White Dwarf-Black Hole Binary Progenitors of Low Redshift Gamma-ray Bursts

TL;DR

This paper explores white dwarf-black hole mergers as potential progenitors of low-redshift long gamma-ray bursts, providing evidence and models to support their contribution to the observed deviations from star formation rates.

Contribution

It introduces the hypothesis that white dwarf-black hole mergers can explain a subset of low-redshift long GRBs, supported by analytic and numerical analysis.

Findings

White dwarf-black hole mergers can produce long GRBs with observed durations and energies.

The rate of these mergers aligns with the excess of low-redshift long GRBs.

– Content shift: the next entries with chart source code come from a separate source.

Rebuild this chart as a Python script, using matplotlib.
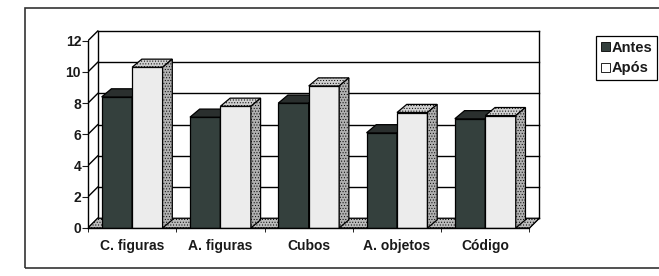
import matplotlib
matplotlib.use("Agg")
import matplotlib.pyplot as plt
from matplotlib.patches import Polygon, Rectangle, Patch

plt.rcParams['font.family'] = ['Liberation Sans', 'DejaVu Sans']
plt.rcParams['hatch.linewidth'] = 0.4
plt.rcParams['hatch.color'] = '#555555'

categories = ["C. figuras", "A. figuras", "Cubos", "A. objetos", "Código"]
antes = [8.4, 7.1, 8.0, 6.1, 7.0]
apos = [10.3, 7.8, 9.1, 7.4, 7.2]
series_names = ["Antes", "Após"]
yticks = [0, 2, 4, 6, 8, 10, 12]

DARK = "#34403d"
DARK_TOP = "#2a2f2e"
LIGHT = "#ececec"
LIGHT_TOP = "#d0d0d0"
LIGHT_SIDE = "#b0b0b0"
FLOOR = "#bcbcbc"

fig = plt.figure(figsize=(6.59, 2.76), dpi=100)
fig.patch.set_facecolor("white")
ax = fig.add_axes([0.1335, 0.174, 0.690, 0.718])
ax.set_xlim(0, 5.15)
ax.set_ylim(0, 12.7)

# 3D offsets
wdx, wdy = 0.11, 0.62   # walls
bdx, bdy = 0.11, 0.52   # bars
w = 0.345
n = len(categories)
ymax = yticks[-1]

# floor
ax.add_patch(Polygon([(0, 0), (n, 0), (n + wdx, wdy), (wdx, wdy)], closed=True,
                     facecolor=FLOOR, edgecolor="black", lw=0.8, zorder=1, hatch="......"))
# back wall grid
for yv in yticks:
    ax.plot([wdx, n + wdx], [yv + wdy, yv + wdy], color="black", lw=1.0, zorder=0.5)
    ax.plot([0, wdx], [yv, yv + wdy], color="black", lw=1.0, zorder=0.5)
ax.plot([wdx, wdx], [wdy, ymax + wdy], color="black", lw=1.0, zorder=0.5)
ax.plot([n + wdx, n + wdx], [wdy, ymax + wdy], color="black", lw=1.0, zorder=0.5)
ax.plot([n, n + wdx], [0, wdy], color="black", lw=1.0, zorder=0.5)

def bar3d(x0, h, front, top, side, z, textured):
    ax.bar([x0], [h], width=w, align="edge", color=front, edgecolor="black",
           lw=0.9, zorder=z)
    ax.add_patch(Polygon([(x0, h), (x0 + w, h), (x0 + w + bdx, h + bdy), (x0 + bdx, h + bdy)],
                         closed=True, facecolor=top, edgecolor="black", lw=0.9, zorder=z,
                         hatch="......" if textured else None))
    ax.add_patch(Polygon([(x0 + w, 0), (x0 + w + bdx, bdy), (x0 + w + bdx, h + bdy), (x0 + w, h)],
                         closed=True, facecolor=side, edgecolor="black", lw=0.9, zorder=z,
                         hatch="......" if textured else None))

for i in range(n):
    c = i + 0.5
    bar3d(c - w, antes[i], DARK, DARK_TOP, DARK, 2 + i * 2, False)
    bar3d(c, apos[i], LIGHT, LIGHT_TOP, LIGHT_SIDE, 3 + i * 2, True)

# axes styling
for s in ["top", "right"]:
    ax.spines[s].set_visible(False)
ax.spines["left"].set_bounds(0, ymax)
ax.spines["bottom"].set_bounds(0, n)
ax.spines["left"].set_zorder(20)
ax.spines["bottom"].set_zorder(20)
ax.spines["left"].set_linewidth(1.0)
ax.spines["bottom"].set_linewidth(1.0)
ax.set_yticks(yticks)
ax.set_yticklabels([str(v) for v in yticks], fontweight="bold")
ax.set_xticks([i + 0.5 for i in range(n)])
ax.set_xticklabels(categories, fontweight="bold")
ax.set_xticks(list(range(n + 1)), minor=True)
ax.tick_params(axis="x", which="major", length=0, pad=8, labelsize=10, colors="#1a1a1a")
ax.tick_params(axis="x", which="minor", length=3, direction="out")
ax.tick_params(axis="y", length=4, direction="out", pad=1, labelsize=10, colors="#1a1a1a")
ax.patch.set_alpha(0)

# legend
handles = [Patch(facecolor=DARK, edgecolor="black", lw=0.6),
           Patch(facecolor="white", edgecolor="black", lw=0.6)]
leg = fig.legend(handles, series_names, loc="upper left", bbox_to_anchor=(0.905, 0.868),
                 prop={"size": 10.5, "weight": "bold"}, frameon=True, fancybox=False, framealpha=1,
                 edgecolor="black", handlelength=0.6, handleheight=0.6,
                 handletextpad=0.15, borderpad=0.3, labelspacing=0.45, borderaxespad=0)
leg.get_frame().set_linewidth(0.9)
for t in leg.get_texts():
    t.set_color("#1a1a1a")

# outer chart border
fig.add_artist(Rectangle((25 / 659, 0.03), 1.0, 0.94, transform=fig.transFigure,
                         fill=False, edgecolor="#333333", lw=1.2, clip_on=False))

fig.savefig("out.png", dpi=100)
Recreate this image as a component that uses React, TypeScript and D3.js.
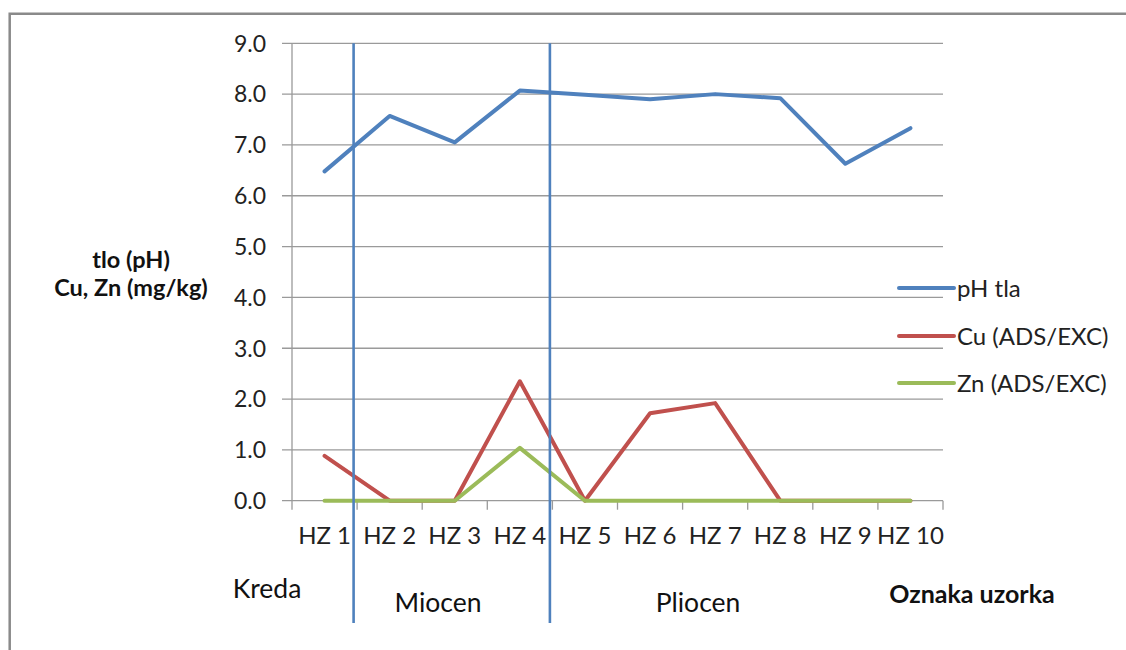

Parameter space analysis shows these systems can account for a significant sub-population.

Abstract

Although there is strong evidence that many long GRBs are associated with the collapse of a massive star, tantalizing results in recent years have upended the direct association of all long GRBs with massive stars. In particular, kilonova signals in some long GRB light curves as well as a suggested uptick in the rate density of long GRBs at low redshifts (deviating significantly from the star formation rate) suggest that compact object mergers may be a non-negligible fraction of the long GRB population. Here we investigate the contribution of white dwarf-black hole mergers to the long GRB population. We present evidence for the deviation of the long GRB rate density from the star formation rate at low redshifts, and provide analytic and numerical arguments for why a white dwarf-black hole merger system may be a viable progenitor to explain this deviation. We show the range of parameter space in which the durations, energetics, and rates of these systems can account for a significant sub-population of low-redshift long GRBs.